I was recently having a conversation with a friend about alternate means of getting high (apart from booze, that is). Both of us agreed dancing was one, especially to the tune of loud music. It didn't take me long to figure out another one.
IIT campus is usually brimming with activities, my friend tells me. All you need to do is to be on the lookout. And it is totally worth it - as I discovered last Saturday. A random walk through the premises led me to a live performance by Rekha Bhardwaj. I'm a huge fan of her's, so it was nothing short of a jackpot.
'You seem speechless', my friend remarked post-event. I had just been mumbling in response to his questions. At that moment, I was too much in a state of drunkenness to be able to explain to him that what he had missed was absolute bliss. The performance had begun with invocation to allah (during which the musicians sound-checked), followed by her masterpiece 'Tere Ishq Mein'. The track itself gives me goosebumps each time I listen to it - to witness a live performance by her was altogether a different experience! I could feel the energy to run a thousand miles without pausing once to catch my breath. Or sky-dive from the tallest building. Or just jump in a pool of water (did I tell you I don't know how to swim?) I guess this qualifies for a 'high'.

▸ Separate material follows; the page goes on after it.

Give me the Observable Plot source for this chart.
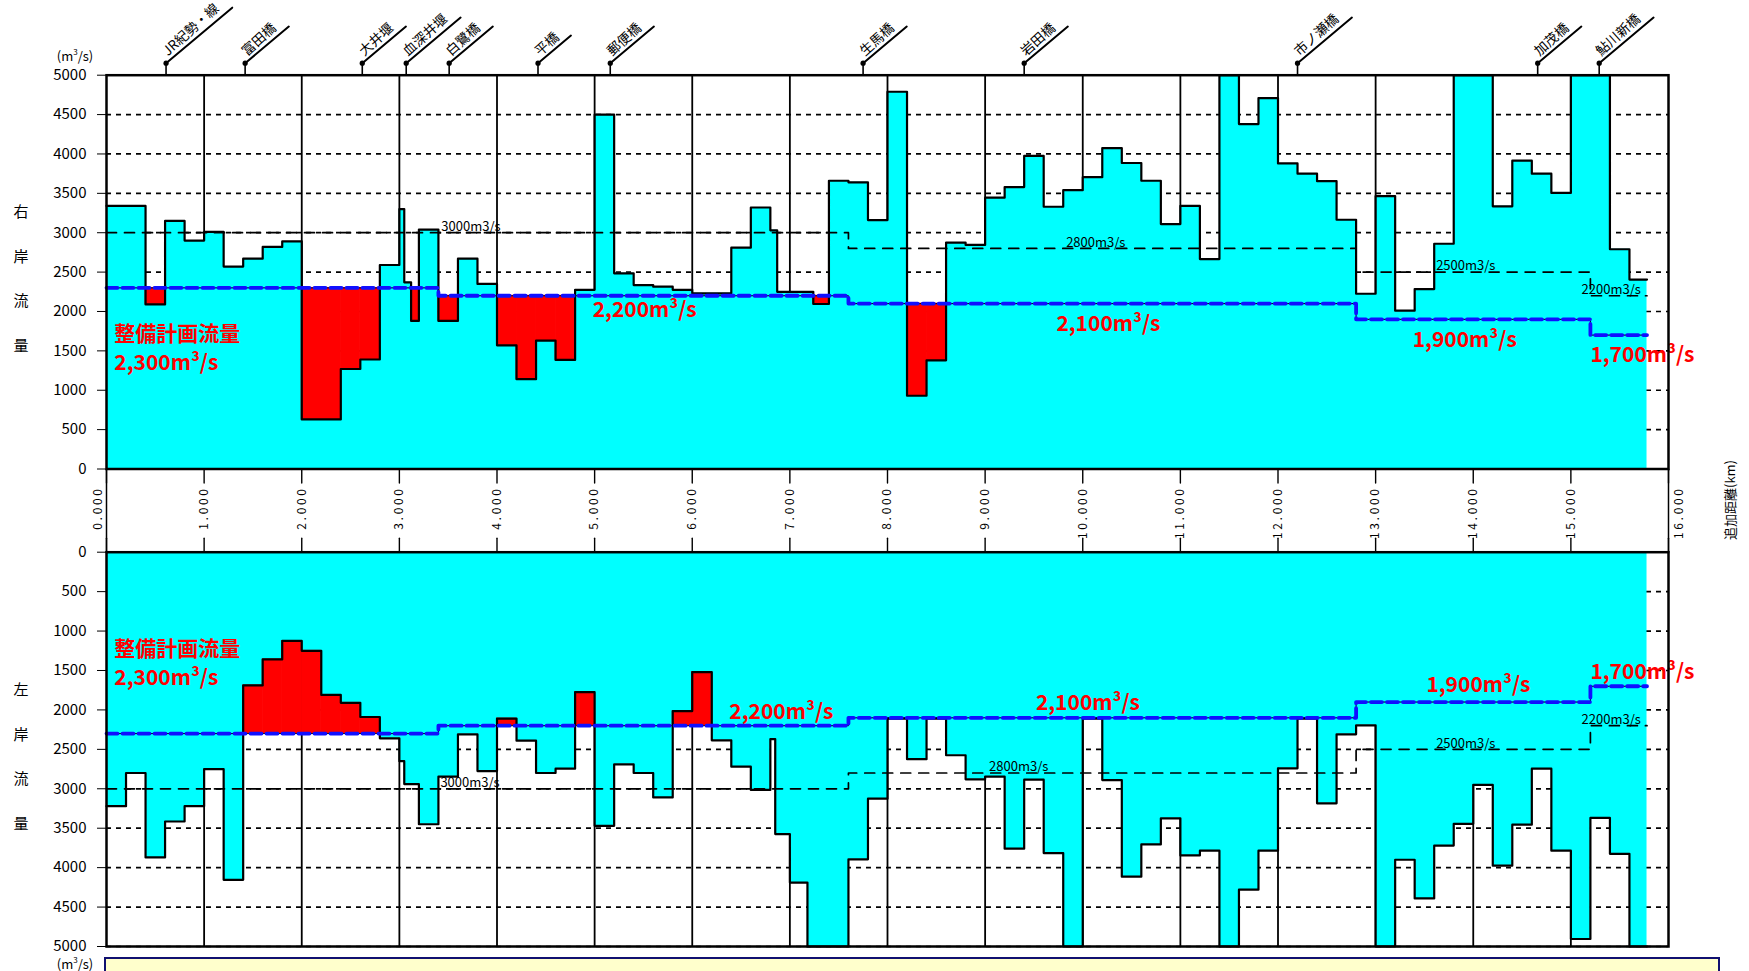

It wasn't only a factor of her soothing voice or the soulful music. The team was actually enjoying the performance themselves - if you were attentive enough, you could see musicians exchanges glances that said "Isn't she totally great?". At other times you could hear the notes from the drums tease those of the piano.
I think that's where the real magic came from. It connected the audience to the performer. Even among the crowd of hundreds, I could sense a solidarity. I guess that came from the years they must've spend with each other on IIT campus, away from home. I felt special to be a part of such a closely-knit group. In fact at one point I felt I was the solitary audience to the performance. Like there was a strong bond by which I was connected to them, firmly. Right then, nothing else mattered - people laughing and sharing private jokes or those hurrying out towards the end.
Personally, I had no regrets about the missed dinner. Time had paused.